(Description of the task)
Set down all of the data that follows word for word, without the images.

(Dataset content)

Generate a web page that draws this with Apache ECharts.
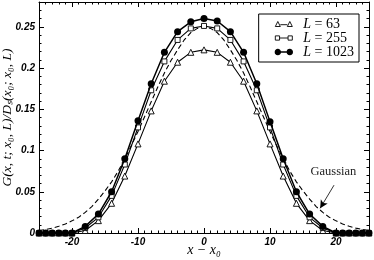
<!DOCTYPE html>
<html><head><meta charset="utf-8">
<script src="https://cdn.jsdelivr.net/npm/echarts@6/dist/echarts.min.js"></script>
<style>html,body{margin:0;padding:0;background:#fff}#c{width:374px;height:260px}</style>
</head><body><div id="c"></div>
<script>
const xs = [-25,-24,-23,-22,-21,-20,-18,-16,-14,-12,-10,-8,-6,-4,-2,0,2,4,6,8,10,12,14,16,18,20,21,22,23,24,25];
const L63 = [0,0,0,0,0,0,0.003,0.015,0.036,0.069,0.108,0.148,0.184,0.207,0.219,0.222,0.219,0.207,0.184,0.148,0.108,0.069,0.036,0.015,0.003,0,0,0,0,0,0];
const L255 = [0,0,0,0,0,0,0.006,0.019,0.045,0.083,0.128,0.173,0.208,0.234,0.248,0.251,0.248,0.234,0.208,0.173,0.128,0.083,0.045,0.019,0.006,0,0,0,0,0,0];
const L1023 = [0,0,0,0,0,0,0.008,0.023,0.050,0.090,0.136,0.181,0.219,0.244,0.256,0.260,0.257,0.244,0.219,0.181,0.135,0.090,0.050,0.023,0.008,0,0,0,0,0,0];
const gx = [-25,-24,-23,-22,-21,-20,-19,-18,-17,-16,-15,-14,-13,-12,-11,-10,-9,-8,-7,-6,-5,-4,-3,-2,-1,0,1,2,3,4,5,6,7,8,9,10,11,12,13,14,15,16,17,18,19,20,21,22,23,24,25];
const gauss = [0.003,0.0042,0.0059,0.0081,0.011,0.0147,0.019,0.025,0.032,0.041,0.051,0.062,0.075,0.090,0.106,0.123,0.141,0.159,0.177,0.194,0.209,0.222,0.234,0.243,0.248,0.250,0.248,0.243,0.234,0.222,0.209,0.194,0.177,0.159,0.141,0.123,0.106,0.090,0.075,0.062,0.051,0.041,0.032,0.025,0.019,0.0147,0.011,0.0081,0.0059,0.0042,0.003];
const xMajor = [-20,-10,0,10,20];
const yMajor = [0,0.05,0.1,0.15,0.2,0.25];
const names = ['L = 63','L = 255','L = 1023'];

const pairs = (a,b)=>a.map((x,i)=>[x,b[i]]);
const tickLbl = {fontFamily:'Liberation Sans',fontWeight:'bold',fontStyle:'italic',fontSize:10,color:'#000'};
function xa(pos, major, labels){
  return {type:'value',position:pos,min:-25,max:25,interval:1,
    axisLine:{show:!major,onZero:false,lineStyle:{color:'#000',width:1}},
    axisTick:major?{show:true,inside:true,length:5,customValues:xMajor,lineStyle:{color:'#000'}}:{show:true,inside:true,length:2.5,lineStyle:{color:'#000'}},
    axisLabel:labels?Object.assign({show:true,customValues:xMajor,margin:4},tickLbl):{show:false},
    splitLine:{show:false}};
}
function ya(pos, major, labels){
  return {type:'value',position:pos,min:0,max:0.28,interval:0.01,
    axisLine:{show:!major,onZero:false,lineStyle:{color:'#000',width:1}},
    axisTick:major?{show:true,inside:true,length:5,customValues:yMajor,lineStyle:{color:'#000'}}:{show:true,inside:true,length:2.5,lineStyle:{color:'#000'}},
    axisLabel:labels?Object.assign({show:true,customValues:yMajor,margin:4},tickLbl):{show:false},
    splitLine:{show:false}};
}
const xAxes=[xa('bottom',false,true),xa('bottom',true,false),xa('top',false,false),xa('top',true,false)];
xAxes[0].name='x − x₀';
xAxes[0].nameLocation='middle';
xAxes[0].nameGap=10;
xAxes[0].nameMoveOverlap=false;
xAxes[0].nameTextStyle={fontFamily:'Liberation Serif',fontStyle:'italic',fontSize:14,color:'#000'};
const yAxes=[ya('left',false,true),ya('left',true,false),ya('right',false,false),ya('right',true,false)];
yAxes[0].name='G(x, t; x₀, L)/Dₛ(x₀; x₀, L)';
yAxes[0].nameLocation='middle';
yAxes[0].nameGap=25;
yAxes[0].nameMoveOverlap=false;
yAxes[0].nameTextStyle={fontFamily:'Liberation Serif',fontStyle:'italic',fontSize:13.5,color:'#000'};

const icons = [
  'path://M0,5 L2.5,0 L5,5 Z M5,3.2 L12,3.2 M12,5 L14.5,0 L17,5 Z',
  'path://M0.5,0.5 L4.5,0.5 L4.5,4.5 L0.5,4.5 Z M4.5,2.5 L12.5,2.5 M12.5,0.5 L16.5,0.5 L16.5,4.5 L12.5,4.5 Z',
  'path://M0,2.5 A2.5,2.5 0 1,0 5,2.5 A2.5,2.5 0 1,0 0,2.5 Z M5,2.5 L12,2.5 M12,2.5 A2.5,2.5 0 1,0 17,2.5 A2.5,2.5 0 1,0 12,2.5 Z'
];

const chart = echarts.init(document.getElementById('c'),null,{renderer:'canvas'});
chart.setOption({
  animation:false,
  backgroundColor:'#fff',
  grid:{left:39,right:5,top:2,bottom:27,containLabel:false,outerBoundsMode:'none'},
  xAxis:xAxes, yAxis:yAxes,
  legend:{data:[
      {name:names[0],icon:icons[0],itemStyle:{color:'#fff',borderColor:'#000',borderWidth:0.9}},
      {name:names[1],icon:icons[1],itemStyle:{color:'#fff',borderColor:'#000',borderWidth:0.9}},
      {name:names[2],icon:icons[2],itemStyle:{color:'#000',borderColor:'#000',borderWidth:1.3}}],
    orient:'vertical',right:15,top:14,backgroundColor:'#fff',
    borderColor:'#000',borderWidth:1,borderRadius:0,padding:[3,5,3,16],itemGap:0,
    itemWidth:17,itemHeight:5,
    formatter:n=>'{i|L}'+n.slice(1),
    textStyle:{fontFamily:'Liberation Serif',fontSize:14,color:'#000',lineHeight:10,
      rich:{i:{fontFamily:'Liberation Serif',fontStyle:'italic',fontSize:14,color:'#000',lineHeight:10,padding:[0,0,0,6]}}}},
  series:[
    {name:'Gaussian',type:'line',data:pairs(gx,gauss),showSymbol:false,symbol:'none',smooth:false,
     lineStyle:{color:'#000',width:1.1,type:[5,3]},z:1,
     markLine:{silent:true,symbol:['none','arrow'],symbolSize:[6,8],
       lineStyle:{color:'#000',width:0.8,type:'solid'},label:{show:false},
       data:[[{coord:[19.7,0.058]},{coord:[17.6,0.030]}]]},
     markPoint:{silent:true,symbol:'circle',symbolSize:0,
       label:{show:true,position:'inside',formatter:'Gaussian',fontFamily:'Liberation Serif',fontSize:12.5,color:'#222'},
       data:[{coord:[19.6,0.074]}]}},
    {name:names[0],type:'line',data:pairs(xs,L63),symbol:'triangle',symbolSize:6,
     lineStyle:{color:'#000',width:1.1},itemStyle:{color:'#fff',borderColor:'#000',borderWidth:0.9},z:2},
    {name:names[1],type:'line',data:pairs(xs,L255),symbol:'rect',symbolSize:5,
     lineStyle:{color:'#000',width:1.1},itemStyle:{color:'#fff',borderColor:'#000',borderWidth:0.9},z:3},
    {name:names[2],type:'line',data:pairs(xs,L1023),symbol:'circle',symbolSize:7,
     lineStyle:{color:'#000',width:1.5},itemStyle:{color:'#000',borderColor:'#000',borderWidth:0},z:4}
  ]
});
</script></body></html>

(Result)
Generate a web page that draws this with Apache ECharts.
<!DOCTYPE html>
<html><head><meta charset="utf-8">
<script src="https://cdn.jsdelivr.net/npm/echarts@6/dist/echarts.min.js"></script>
<style>html,body{margin:0;padding:0;background:#fff}#c{width:374px;height:260px}</style>
</head><body><div id="c"></div>
<script>
const xs = [-25,-24,-23,-22,-21,-20,-18,-16,-14,-12,-10,-8,-6,-4,-2,0,2,4,6,8,10,12,14,16,18,20,21,22,23,24,25];
const L63 = [0,0,0,0,0,0,0.003,0.015,0.036,0.069,0.108,0.148,0.184,0.207,0.219,0.222,0.219,0.207,0.184,0.148,0.108,0.069,0.036,0.015,0.003,0,0,0,0,0,0];
const L255 = [0,0,0,0,0,0,0.006,0.019,0.045,0.083,0.128,0.173,0.208,0.234,0.248,0.251,0.248,0.234,0.208,0.173,0.128,0.083,0.045,0.019,0.006,0,0,0,0,0,0];
const L1023 = [0,0,0,0,0,0,0.008,0.023,0.050,0.090,0.136,0.181,0.219,0.244,0.256,0.260,0.257,0.244,0.219,0.181,0.135,0.090,0.050,0.023,0.008,0,0,0,0,0,0];
const gx = [-25,-24,-23,-22,-21,-20,-19,-18,-17,-16,-15,-14,-13,-12,-11,-10,-9,-8,-7,-6,-5,-4,-3,-2,-1,0,1,2,3,4,5,6,7,8,9,10,11,12,13,14,15,16,17,18,19,20,21,22,23,24,25];
const gauss = [0.003,0.0042,0.0059,0.0081,0.011,0.0147,0.019,0.025,0.032,0.041,0.051,0.062,0.075,0.090,0.106,0.123,0.141,0.159,0.177,0.194,0.209,0.222,0.234,0.243,0.248,0.250,0.248,0.243,0.234,0.222,0.209,0.194,0.177,0.159,0.141,0.123,0.106,0.090,0.075,0.062,0.051,0.041,0.032,0.025,0.019,0.0147,0.011,0.0081,0.0059,0.0042,0.003];
const xMajor = [-20,-10,0,10,20];
const yMajor = [0,0.05,0.1,0.15,0.2,0.25];
const names = ['L = 63','L = 255','L = 1023'];

const pairs = (a,b)=>a.map((x,i)=>[x,b[i]]);
const tickLbl = {fontFamily:'Liberation Sans',fontWeight:'bold',fontStyle:'italic',fontSize:10,color:'#000'};
function xa(pos, major, labels){
  return {type:'value',position:pos,min:-25,max:25,interval:1,
    axisLine:{show:!major,onZero:false,lineStyle:{color:'#000',width:1}},
    axisTick:major?{show:true,inside:true,length:5,customValues:xMajor,lineStyle:{color:'#000'}}:{show:true,inside:true,length:2.5,lineStyle:{color:'#000'}},
    axisLabel:labels?Object.assign({show:true,customValues:xMajor,margin:4},tickLbl):{show:false},
    splitLine:{show:false}};
}
function ya(pos, major, labels){
  return {type:'value',position:pos,min:0,max:0.28,interval:0.01,
    axisLine:{show:!major,onZero:false,lineStyle:{color:'#000',width:1}},
    axisTick:major?{show:true,inside:true,length:5,customValues:yMajor,lineStyle:{color:'#000'}}:{show:true,inside:true,length:2.5,lineStyle:{color:'#000'}},
    axisLabel:labels?Object.assign({show:true,customValues:yMajor,margin:4},tickLbl):{show:false},
    splitLine:{show:false}};
}
const xAxes=[xa('bottom',false,true),xa('bottom',true,false),xa('top',false,false),xa('top',true,false)];
xAxes[0].name='x − x₀';
xAxes[0].nameLocation='middle';
xAxes[0].nameGap=10;
xAxes[0].nameMoveOverlap=false;
xAxes[0].nameTextStyle={fontFamily:'Liberation Serif',fontStyle:'italic',fontSize:14,color:'#000'};
const yAxes=[ya('left',false,true),ya('left',true,false),ya('right',false,false),ya('right',true,false)];
yAxes[0].name='G(x, t; x₀, L)/Dₛ(x₀; x₀, L)';
yAxes[0].nameLocation='middle';
yAxes[0].nameGap=25;
yAxes[0].nameMoveOverlap=false;
yAxes[0].nameTextStyle={fontFamily:'Liberation Serif',fontStyle:'italic',fontSize:13.5,color:'#000'};

const icons = [
  'path://M0,5 L2.5,0 L5,5 Z M5,3.2 L12,3.2 M12,5 L14.5,0 L17,5 Z',
  'path://M0.5,0.5 L4.5,0.5 L4.5,4.5 L0.5,4.5 Z M4.5,2.5 L12.5,2.5 M12.5,0.5 L16.5,0.5 L16.5,4.5 L12.5,4.5 Z',
  'path://M0,2.5 A2.5,2.5 0 1,0 5,2.5 A2.5,2.5 0 1,0 0,2.5 Z M5,2.5 L12,2.5 M12,2.5 A2.5,2.5 0 1,0 17,2.5 A2.5,2.5 0 1,0 12,2.5 Z'
];

const chart = echarts.init(document.getElementById('c'),null,{renderer:'canvas'});
chart.setOption({
  animation:false,
  backgroundColor:'#fff',
  grid:{left:39,right:5,top:2,bottom:27,containLabel:false,outerBoundsMode:'none'},
  xAxis:xAxes, yAxis:yAxes,
  legend:{data:[
      {name:names[0],icon:icons[0],itemStyle:{color:'#fff',borderColor:'#000',borderWidth:0.9}},
      {name:names[1],icon:icons[1],itemStyle:{color:'#fff',borderColor:'#000',borderWidth:0.9}},
      {name:names[2],icon:icons[2],itemStyle:{color:'#000',borderColor:'#000',borderWidth:1.3}}],
    orient:'vertical',right:15,top:14,backgroundColor:'#fff',
    borderColor:'#000',borderWidth:1,borderRadius:0,padding:[3,5,3,16],itemGap:0,
    itemWidth:17,itemHeight:5,
    formatter:n=>'{i|L}'+n.slice(1),
    textStyle:{fontFamily:'Liberation Serif',fontSize:14,color:'#000',lineHeight:10,
      rich:{i:{fontFamily:'Liberation Serif',fontStyle:'italic',fontSize:14,color:'#000',lineHeight:10,padding:[0,0,0,6]}}}},
  series:[
    {name:'Gaussian',type:'line',data:pairs(gx,gauss),showSymbol:false,symbol:'none',smooth:false,
     lineStyle:{color:'#000',width:1.1,type:[5,3]},z:1,
     markLine:{silent:true,symbol:['none','arrow'],symbolSize:[6,8],
       lineStyle:{color:'#000',width:0.8,type:'solid'},label:{show:false},
       data:[[{coord:[19.7,0.058]},{coord:[17.6,0.030]}]]},
     markPoint:{silent:true,symbol:'circle',symbolSize:0,
       label:{show:true,position:'inside',formatter:'Gaussian',fontFamily:'Liberation Serif',fontSize:12.5,color:'#222'},
       data:[{coord:[19.6,0.074]}]}},
    {name:names[0],type:'line',data:pairs(xs,L63),symbol:'triangle',symbolSize:6,
     lineStyle:{color:'#000',width:1.1},itemStyle:{color:'#fff',borderColor:'#000',borderWidth:0.9},z:2},
    {name:names[1],type:'line',data:pairs(xs,L255),symbol:'rect',symbolSize:5,
     lineStyle:{color:'#000',width:1.1},itemStyle:{color:'#fff',borderColor:'#000',borderWidth:0.9},z:3},
    {name:names[2],type:'line',data:pairs(xs,L1023),symbol:'circle',symbolSize:7,
     lineStyle:{color:'#000',width:1.5},itemStyle:{color:'#000',borderColor:'#000',borderWidth:0},z:4}
  ]
});
</script></body></html>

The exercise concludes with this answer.